Reasoned argument is beyond ideology, beyond ‘big’ ideas, beyond assumptions. Reasoned argument requires silence. A prayer before we start. OK, unfashionable. It doesn’t have to be a prayer. But silence. Time to reflect. And, maybe, he who is most eager to speak should go last. Or speak not at all.

But that’s as maybe…

We’re faced with big subjects, big themes – with globalisation (which is ironically the natural and only outcome of a ‘free trade’ position), on the one hand, and the sense, and the reality, of being left behind by elites, by the big cities, the bankers, even by the younger generation, on the other. Pay is pegged back, annual increments a rarity, austerity has for many been brutal.

‘There is a real question about whether democratic capitalism is working, when it’s only working for part of the population.’ The words of Nobel-winning economist Angus Deaton. Could the country be at a tipping point?

More than ever, we need to step back. We need silence. An end to shouting. Instead we need engagement, close engagement, with all the areas I mention above – engagement across Europe and not just in this country. That’s been our role in the past, and I see no reason to give up on that now.

In the recent past many of us have been too cautious, too reasonable – too slow. Silence has been a negative state. A place we retreat to. A place to hide. (We treat elites as somehow inevitable. We shrug and get on with life.)
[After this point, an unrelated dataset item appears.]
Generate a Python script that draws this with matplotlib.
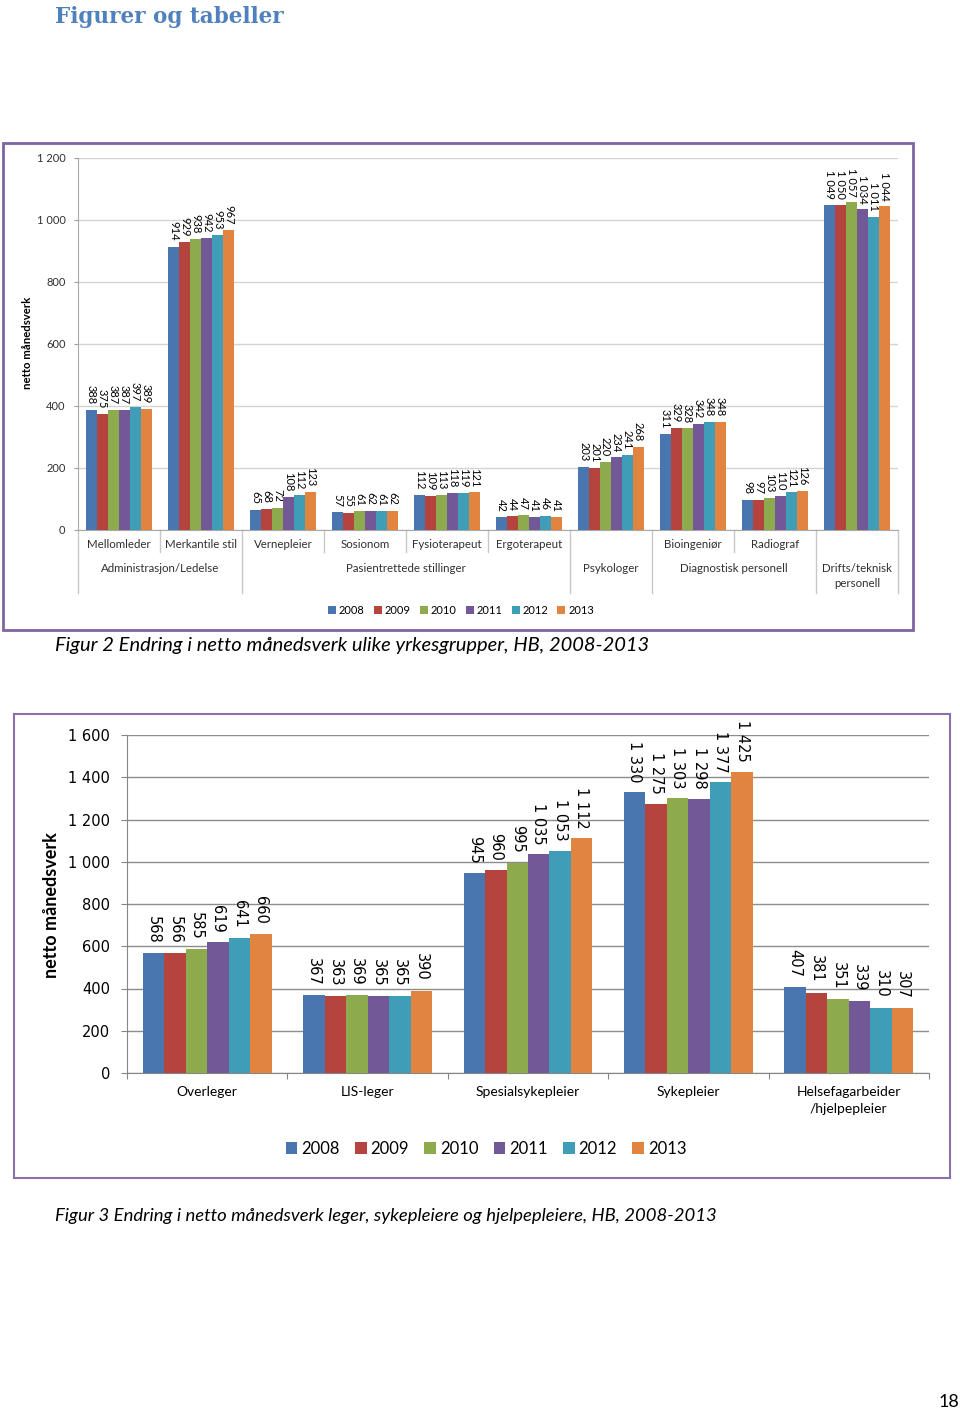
import numpy as np
import matplotlib.pyplot as plt
from matplotlib.patches import Rectangle

plt.rcParams['font.family'] = ['Lato', 'DejaVu Sans']

W, H = 960, 1410

years = ["2008", "2009", "2010", "2011", "2012", "2013"]
colors = ["#4A76B0", "#B5443F", "#8DAA4D", "#725896", "#3F9DB8", "#E0843F"]

# Figur 2: yrkesgrupper
f2_cats = ["Mellomleder", "Merkantile stil", "Vernepleier", "Sosionom", "Fysioterapeut",
           "Ergoterapeut", "", "Bioingeniør", "Radiograf", ""]
f2_groups = ["Administrasjon/Ledelse", "Pasientrettede stillinger", "Psykologer",
             "Diagnostisk personell", "Drifts/teknisk\npersonell"]
f2_group_pos = [0.5, 3.5, 6, 7.5, 9]
f2_long_seps = [-0.5, 1.5, 5.5, 6.5, 8.5, 9.5]
f2_short_seps = [0.5, 2.5, 3.5, 4.5, 7.5]
f2_2008 = [388, 914, 65, 57, 112, 42, 203, 311, 98, 1049]
f2_2009 = [375, 929, 68, 55, 109, 44, 201, 329, 97, 1050]
f2_2010 = [387, 938, 72, 61, 113, 47, 220, 328, 103, 1057]
f2_2011 = [387, 942, 108, 62, 118, 41, 234, 342, 110, 1034]
f2_2012 = [397, 953, 112, 61, 119, 46, 241, 348, 121, 1011]
f2_2013 = [389, 967, 123, 62, 121, 41, 268, 348, 126, 1044]

# Figur 3: leger, sykepleiere, hjelpepleiere
f3_cats = ["Overleger", "LIS-leger", "Spesialsykepleier", "Sykepleier",
           "Helsefagarbeider\n/hjelpepleier"]
f3_2008 = [568, 367, 945, 1330, 407]
f3_2009 = [566, 363, 960, 1275, 381]
f3_2010 = [585, 369, 995, 1303, 351]
f3_2011 = [619, 365, 1035, 1298, 339]
f3_2012 = [641, 365, 1053, 1377, 310]
f3_2013 = [660, 390, 1112, 1425, 307]


def fmt(v):
    return f"{v:,}".replace(",", " ")


def px_axes(fig, left, top, right, bottom):
    return fig.add_axes([left / W, 1 - bottom / H, (right - left) / W, (bottom - top) / H])


def grouped(ax, series, fs, pad, family=None):
    x = np.arange(len(series[0]))
    w = 0.134
    handles = []
    for i, (vals, c) in enumerate(zip(series, colors)):
        b = ax.bar(x + (i - 2.5) * w, vals, w, color=c, linewidth=0, zorder=3)
        kw = dict(rotation=-90, padding=pad, fontsize=fs)
        if family:
            kw["family"] = family
        ax.bar_label(b, labels=[fmt(v) for v in vals], **kw)
        handles.append(b)
    return handles


fig = plt.figure(figsize=(W / 100, H / 100), dpi=100)

# ---------- Figur 2 ----------
ax1 = px_axes(fig, 78, 158, 898, 530)
h1 = grouped(ax1, [f2_2008, f2_2009, f2_2010, f2_2011, f2_2012, f2_2013], 8, 4)
ax1.set_xlim(-0.5, 9.5)
ax1.set_ylim(0, 1200)
ax1.set_yticks(range(0, 1201, 200))
ax1.set_yticklabels([fmt(v) for v in range(0, 1201, 200)])
ax1.tick_params(axis="y", length=3, color="#A0A0A0", labelsize=8, pad=6, labelcolor="#303030")
ax1.set_xticks([])
ax1.yaxis.grid(True, color="#D4D4D4", lw=1)
ax1.set_axisbelow(True)
for s in ["top", "right"]:
    ax1.spines[s].set_visible(False)
for s in ["left", "bottom"]:
    ax1.spines[s].set_color("#A8A8A8")

tr1 = ax1.get_xaxis_transform()
for i, name in enumerate(f2_cats):
    ax1.text(i, -0.025, name, transform=tr1, ha="center", va="top", fontsize=8.3, color="#303030")
for p, name in zip(f2_group_pos, f2_groups):
    ax1.text(p, -0.088, name, transform=tr1, ha="center", va="top", fontsize=8.3,
             color="#303030", linespacing=1.45)
for p in f2_long_seps:
    ax1.plot([p, p], [0, -0.169], transform=tr1, color="#C8C8C8", lw=1, clip_on=False)
for p in f2_short_seps:
    ax1.plot([p, p], [0, -0.059], transform=tr1, color="#C8C8C8", lw=1, clip_on=False)

fig.text(28 / W, 1 - 343 / H, "netto månedsverk", rotation=90, fontweight="bold",
         fontsize=8.2, ha="center", va="center")
fig.legend(h1, years, loc="center", bbox_to_anchor=(461 / W, 1 - 610 / H), ncol=6,
           frameon=False, fontsize=8, handlelength=0.7, handleheight=0.7,
           handletextpad=0.25, columnspacing=0.85, borderaxespad=0)

fig.add_artist(Rectangle((3 / W, 1 - 630 / H), 910 / W, 487 / H, transform=fig.transFigure,
                         fill=False, ec="#8064A2", lw=2))

# ---------- Figur 3 ----------
ax2 = px_axes(fig, 127, 735, 929, 1073)
h2 = grouped(ax2, [f3_2008, f3_2009, f3_2010, f3_2011, f3_2012, f3_2013], 10.5, 7,
             family="DejaVu Sans")
ax2.set_xlim(-0.5, 4.5)
ax2.set_ylim(0, 1600)
ax2.set_yticks(range(0, 1601, 200))
ax2.set_yticklabels([fmt(v) for v in range(0, 1601, 200)], family="DejaVu Sans")
ax2.tick_params(axis="y", length=4, color="#868686", labelsize=10.5, pad=8)
ax2.set_xticks(np.arange(-0.5, 5, 1))
ax2.set_xticklabels([])
ax2.tick_params(axis="x", length=4, color="#868686")
ax2.yaxis.grid(True, color="#8C8C8C", lw=1)
ax2.set_axisbelow(True)
for s in ["top", "right"]:
    ax2.spines[s].set_visible(False)
for s in ["left", "bottom"]:
    ax2.spines[s].set_color("#868686")

tr2 = ax2.get_xaxis_transform()
for i, name in enumerate(f3_cats):
    ax2.text(i, -0.037, name, transform=tr2, ha="center", va="top", fontsize=10,
             linespacing=1.5)

fig.text(52 / W, 1 - 905 / H, "netto månedsverk", rotation=90, fontweight="bold",
         fontsize=13, ha="center", va="center")
fig.legend(h2, years, loc="center", bbox_to_anchor=(486 / W, 1 - 1149 / H), ncol=6,
           frameon=False, fontsize=12, handlelength=0.7, handleheight=0.7,
           handletextpad=0.25, columnspacing=0.9, borderaxespad=0)

fig.add_artist(Rectangle((14 / W, 1 - 1178 / H), 936 / W, 464 / H, transform=fig.transFigure,
                         fill=False, ec="#8C6FAE", lw=1.5))

# ---------- page text ----------
fig.text(55 / W, 1 - 17 / H, "Figurer og tabeller", family="DejaVu Serif", fontweight="bold",
         color="#4F81BD", fontsize=15.5, va="center")
fig.text(55 / W, 1 - 646 / H, "Figur 2 Endring i netto månedsverk ulike yrkesgrupper, HB, 2008-2013",
         style="italic", fontsize=14.5, va="center")
fig.text(55 / W, 1 - 1216 / H,
         "Figur 3 Endring i netto månedsverk leger, sykepleiere og hjelpepleiere, HB, 2008-2013",
         style="italic", fontsize=13.3, va="center")
fig.text(949 / W, 1 - 1402 / H, "18", ha="center", va="center", fontsize=13)

fig.savefig("out.png", dpi=100)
I’ve found the last three years one hell of a challenge. (I am not alone of course.) The sense that there’s a continuity between my private world and the wider political world out there has been broken. Extremes and wild ideas have become common currency. If I acquiesced in a too-slow change of pace before, I can no longer do so now.

Silence has to be more positive, more active, more pro-active. More political.

But it must still be silence. Paring back the rush of ideas, allowing quiet space in between, that space which anger and emotion too easily fill. Don’t be fooled by the loudest voice. Or a half-truth in a headline.

There’s wisdom, a real wisdom, in silence. If wisdom isn’t too unfashionable a term these days.